Several years ago, new country star Trace Adkins switched from singing gospel music in a male quartet to performing country hits in rowdy Texas bars. The transition came easier for him than it might have for some of his praise-singing peers.

"I have to admit that I was one of those back-sliding Baptists," Adkins says. "I spent Saturday night in the beer joints and Sunday morning in church. That's probably a terrible thing to admit to, but it's true."

As it turns out, that kind of real-life experience is what separates Adkins from many of the other young country singers of the '90s. While fresh-faced peers like Clay Walker and Rhett Akins are as clean as choir boys, Adkins shows the scars that come from enduring several rough patches in life.

"If people know my story, they can listen to the songs and know that ol' Trace, he lived those songs," Adkins says. "If I'm singing a song about hard times, the people who know me know that I've been there and done that. You don't necessarily have to go through hard knocks in order to sing a hard-knocks song. But when I sing about heartache, I'm not talking about giving back a senior ring."

Indeed, he's not. A veteran of the rough Southwestern honky-tonk circuit, the 6'6", 245-pound Adkins has been shot, stabbed, and beaten severely. Most of the violence took place in barrooms and parking lots, but in 1994 his second wife shot him through his lungs and heart during a domestic dispute. No charges were pressed. Adkins says he never abused her, but that their relationship was awash in booze and boisterous bickering.

Adkins recently married for the third time. His new wife, former record company publicist Rhonda Forlaw, introduced him to producer Scott Hendricks, who signed Adkins to Capitol Records after catching a performance at a small, blue-collar Nashville bar. Forlaw stood by Adkins as he climbed from nightclub singer to up-and-coming country star to winner of a 1997 Academy Of Country Music Award for Best New Male Artist.

At a time when new male country singers are having a hard time establishing a significant fanbase, Adkins stands as tall on the record charts as he does in his cowboy boots. He has joined Bryan White as the only two male singers to score their first million-selling country album in the last two years.

"I realize some people's perception is that I'm one of the only ones to have made it here lately," Adkins says. "And I guess we've done pretty well with the last few singles. But to me it still feels like a battle. There aren't no guarantees. We're still out here rolling the dice, as far as I'm concerned. I'm not at a place where I can rest. I got to be out there pushing it every day."

Thanks to the video for "(This Ain't) No Thinkin' Thing," Adkins also has become an unlikely sex symbol of sorts.
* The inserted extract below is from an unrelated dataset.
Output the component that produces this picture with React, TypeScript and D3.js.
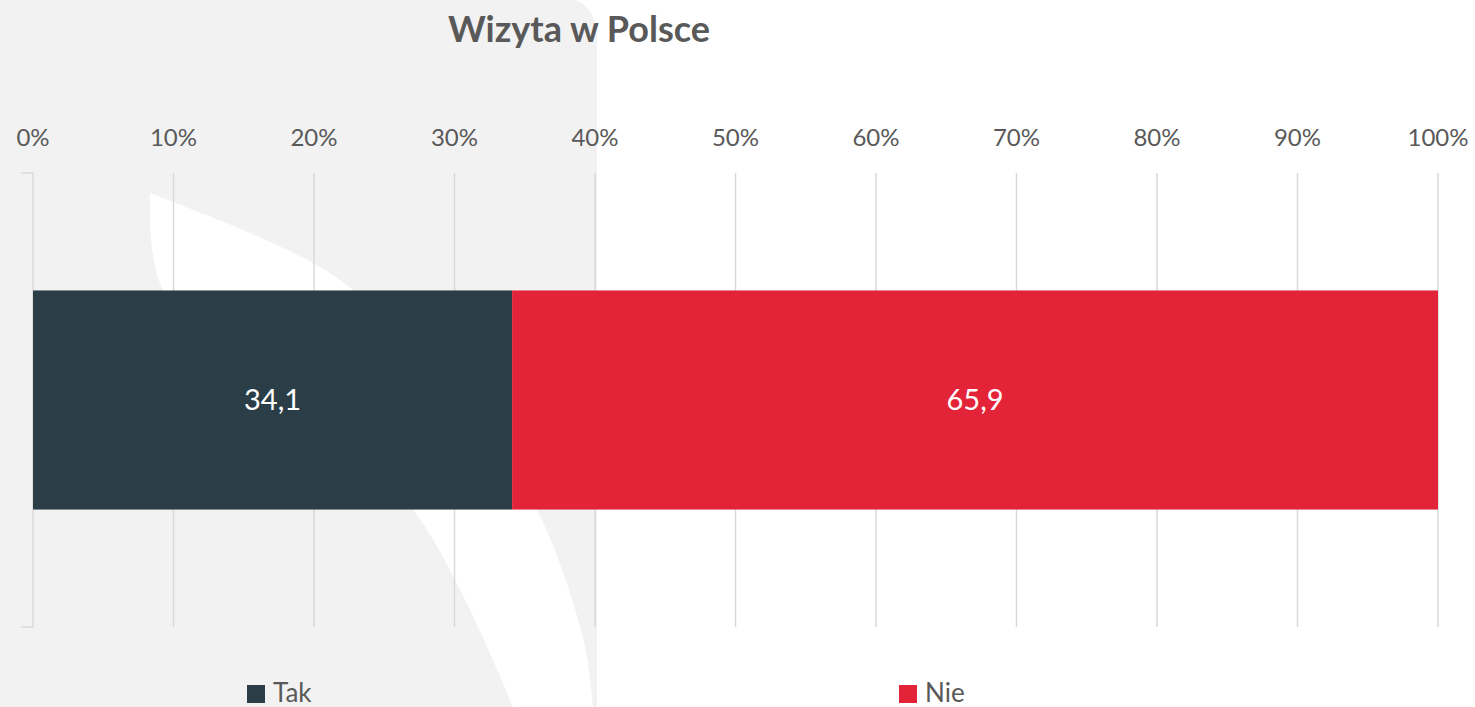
import React from "react";
import * as d3 from "d3";

const title = "Wizyta w Polsce";
const categories = ["Wizyta"];
const seriesNames = ["Tak", "Nie"];
const seriesValues = [34.1, 65.9];
const seriesColors = ["#2b3e48", "#e32337"];
const tickValues = [0, 0.1, 0.2, 0.3, 0.4, 0.5, 0.6, 0.7, 0.8, 0.9, 1.0];

const W = 1475;
const H = 707;
const FONT = "Lato, 'Open Sans', sans-serif";

export default function App() {
  const x = d3.scaleLinear().domain([0, 1]).range([33, 1438]);
  const y = d3.scaleBand().domain(categories).range([173, 627]).paddingInner(0).paddingOuter(0.536);
  const total = d3.sum(seriesValues);
  const stackData = [{ cat: categories[0], Tak: seriesValues[0] / total, Nie: seriesValues[1] / total }];
  const stacked = d3.stack<any>().keys(seriesNames)(stackData);
  const fmt = (v: number) => v.toFixed(1).replace(".", ",");
  const pct = d3.format(".0%");

  // decorative watermark (background)
  const lineGen = d3.line().curve(d3.curveCatmullRom.alpha(0.5));
  const leftEdge: [number, number][] = [[150, 193], [163, 290], [300, 420], [413, 510], [513, 707]];
  const rightEdge: [number, number][] = [[593, 707], [583, 638], [537, 510], [450, 380], [353, 290], [313, 263], [250, 233], [150, 193]];
  const petal = lineGen(leftEdge)! + "L" + lineGen(rightEdge)!.slice(1) + "Z";
  const grayShape = "M0,0 L575,0 C590,5 597,20 597,40 L597,707 L0,707 Z";

  const [y0, y1] = y.range();
  return (
    <svg width={W} height={H} style={{ position: "absolute", left: 0, top: 0, background: "#ffffff" }}>
      <rect x={0} y={0} width={W} height={H} fill="#ffffff" />
      <path d={grayShape} fill="#f2f2f2" />
      <path d={petal} fill="#ffffff" />

      <text x={579} y={42} textAnchor="middle" fontFamily={FONT} fontWeight="bold" fontSize={36} fill="#595959">
        {title}
      </text>

      {tickValues.map((t) => (
        <g key={t}>
          <text x={x(t)} y={146} textAnchor="middle" fontFamily={FONT} fontSize={24} fill="#595959">
            {pct(t)}
          </text>
          {t > 0 && <line x1={x(t)} x2={x(t)} y1={y0} y2={y1} stroke="#d9d9d9" strokeWidth={1.5} />}
        </g>
      ))}
      <line x1={x(0)} x2={x(0)} y1={y0} y2={y1} stroke="#d9d9d9" strokeWidth={1.5} />
      <line x1={x(0) - 12} x2={x(0)} y1={y0} y2={y0} stroke="#d9d9d9" strokeWidth={1.5} />
      <line x1={x(0) - 12} x2={x(0)} y1={y1} y2={y1} stroke="#d9d9d9" strokeWidth={1.5} />

      {stacked.map((s, i) => (
        <g key={s.key}>
          {s.map((d: any, j: number) => (
            <g key={j}>
              <rect
                x={x(d[0])}
                y={y(d.data.cat)!}
                width={x(d[1]) - x(d[0])}
                height={y.bandwidth()}
                fill={seriesColors[i]}
              />
              <text
                x={(x(d[0]) + x(d[1])) / 2}
                y={y(d.data.cat)! + y.bandwidth() / 2}
                dy="0.36em"
                textAnchor="middle"
                fontFamily={FONT}
                fontSize={29}
                fill="#ffffff"
              >
                {fmt(seriesValues[i])}
              </text>
            </g>
          ))}
        </g>
      ))}

      {seriesNames.map((n, i) => {
        const lx = [247, 899][i];
        return (
          <g key={n}>
            <rect x={lx} y={685} width={18} height={18} fill={seriesColors[i]} />
            <text x={lx + 26} y={702} fontFamily={FONT} fontSize={26} fill="#595959">
              {n}
            </text>
          </g>
        );
      })}
    </svg>
  );
}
The hit video showed the tall, stout Adkins grinding his hips like Tom Jones and dipping down in time to the tune's rhythmic groove.

"The dancing basically started when I was playing the clubs," he explains. "During breaks, I'd grab a good-looking woman and get on the dance floor, if I could get one to dance with me."

Adkins started moving more onstage as well, and a good response from the crowd encouraged him. "I'd do it when the mood came over me," he says. "People ask me if my shows are choreographed, and I have to laugh. I don't do anything I don't feel like doing."

However, because of the popularity of "No Thinkin' Thing," crowds now expect him to dance. "It's become a compulsory event now," he says. "If I'm doing the show, and the ladies up front don't think I'm putting out like I ought to be, they'll scream for me to dance like I do in the video. It's a little weird, but I enjoy the response it gets."